Our culture has reached a tipping point. Some days, when I read (and rarely, watch) the images of the protests and the continuing police brutality against protestors, I despair that our culture will ever change. I fear that our government is irreparable, that our society will never become equitable. At other times, when I see protestors trying to repair damage done to businesses during the protest, watch police officers march alongside protestors, hear demands for change that are rooted in rationality (job and health care equity, outlawing brutal police techniques, etc.) I am hopeful. My heart leaps when I see how many white people and people of other ethnicities are marching alongside African Americans. Perhaps this is the moment, the moment that was eclipsed by the complex and competing issues of the 1960s civil rights era. It seems to me that we were on the right track back then, but the Vietnam War, Watergate, and other explosive problems derailed us.


I pray that this time is different. The coronavirus draws more, not less, attention to the extraordinary inequities in our society for people of color (as did the Vietnam War, of course).** But perhaps when vaccines are available, the current health care crises will abate, and we can keep our eyes on the prize of creating a society in which all people are valued and enjoy equal rights.
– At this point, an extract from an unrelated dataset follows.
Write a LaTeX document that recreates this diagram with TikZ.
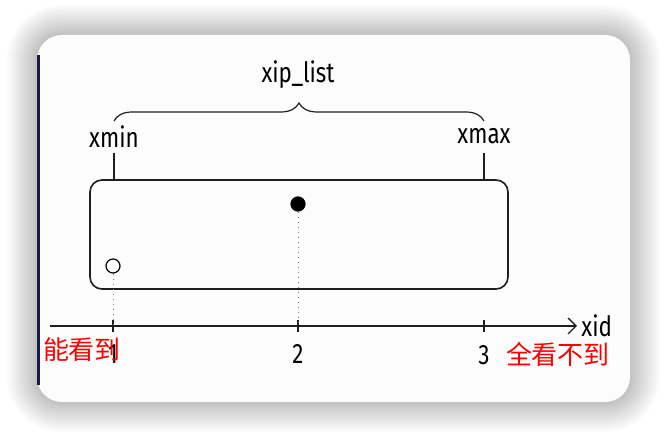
\documentclass[tikz,border=0pt]{standalone}
\usepackage{fontspec}
\setmainfont{Fira Sans}
\newfontfamily\narrowfont[FakeStretch=0.8]{Fira Sans}
\newfontfamily\cjkfont{Noto Sans CJK SC}
\usetikzlibrary{arrows.meta, positioning, decorations.pathreplacing}
\definecolor{CardBg}   {RGB}{252, 252, 252}
\definecolor{CardEdge} {RGB}{ 25,  25,  80}
\definecolor{LineDark} {RGB}{ 30,  30,  30}
\definecolor{NoteRed}  {RGB}{255,   0,   0}
\tikzset{
  % axis / box labels
  lbl/.style={
    font=\narrowfont\fontsize{14}{16}\selectfont, text=black, inner sep=1pt
  },
  % red remarks under the axis
  remark/.style={
    font=\cjkfont\fontsize{13}{15}\selectfont, text=NoteRed, inner sep=0pt
  },
  % xid value dots
  xiddot/.style={
    circle, draw=black, line width=0.6pt, minimum size=7pt, inner sep=0pt
  },
  % dotted drop line
  dropline/.style={
    dotted, line width=0.5pt, color=gray
  },
  % tick mark
  tickmark/.style={
    line width=0.6pt, color=LineDark
  }
}
\begin{document}
\begin{tikzpicture}[x=0.5pt, y=-0.5pt]
  \useasboundingbox (0,0) rectangle (666,438);
  \fill[white] (0,0) rectangle (666,438);

  % ── Card with soft shadow ───────────────────────────────────────────
  \foreach \s in {2,4,...,30}
    \fill[black, opacity=0.014, rounded corners=12.5pt+\s*0.5pt]
      (37-\s,35-\s) rectangle (630+\s,402+\s);
  \fill[CardBg, rounded corners=12.5pt] (37,35) rectangle (630,402);
  \draw[CardEdge, line width=1.5pt] (38.5,55) -- (38.5,385);

  % ── Range box ───────────────────────────────────────────────────────
  \draw[LineDark, line width=0.8pt, rounded corners=6pt]
    (90,180) rectangle (508,289);

  % ── Axis ────────────────────────────────────────────────────────────
  \coordinate (ax_start) at (50,326);
  \coordinate (ax_end)   at (577,326);
  \draw[-{Straight Barb[length=4pt]}, line width=0.7pt, LineDark]
    (ax_start) -- (ax_end);
  \node[lbl, right=1pt of ax_end] (xid) {xid};

  \coordinate (t1) at (113,326);
  \coordinate (t2) at (298,326);
  \coordinate (t3) at (484,326);
  \draw[tickmark] ([yshift=3pt]t1) -- ([yshift=-3pt]t1);
  \draw[tickmark] ([yshift=3pt]t2) -- ([yshift=-3pt]t2);
  \draw[tickmark] ([yshift=3pt]t3) -- ([yshift=-3pt]t3);

  \node[lbl] (n1) at (113,354) {1};
  \node[lbl] (n2) at (298,354) {2};
  \node[lbl] (n3) at (484,355) {3};

  % ── Bounds and brace ────────────────────────────────────────────────
  \coordinate (xmin_top) at (114,153);
  \coordinate (xmax_top) at (484,153);
  \draw[tickmark] (xmin_top) -- (114,180);
  \draw[tickmark] (xmax_top) -- (484,180);
  \node[lbl] (xmin) at (114,137) {xmin};
  \node[lbl] (xmax) at (484,136) {xmax};

  \coordinate (br_l) at (114,121);
  \coordinate (br_r) at (484,121);
  \draw[decorate, decoration={brace, amplitude=9pt}, line width=0.6pt, LineDark]
    (br_l) -- (br_r);
  \node[lbl] (xiplist) at (298,75) {xip\_list};

  % ── Xid points ──────────────────────────────────────────────────────
  \node[xiddot, fill=black] (dot_in) at (298,204) {};
  \node[xiddot, fill=white] (dot_min) at (113,266) {};
  \draw[dropline] (dot_in.south)  -- (t2);
  \draw[dropline] (dot_min.south) -- (t1);

  % ── Remarks ─────────────────────────────────────────────────────────
  \node[remark] (seen) at (82,350) {能看到};
  \node[remark] (unseen) at (558,355) {全看不到};

\end{tikzpicture}
\end{document}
At this extraordinary point, may we tip into hope, into consciousness, into compassion. May we look to other cultures of people who have survived and thrived despite the greatest of odds stacked against them. The world is calling us to greater leadership than ever before, to model the painful but necessary behavior of change. This is a greater challenge than a war; we must harness our minds and hearts, without relying on weapons and polarization, to make the changes necessary to survive and thrive. May it be so.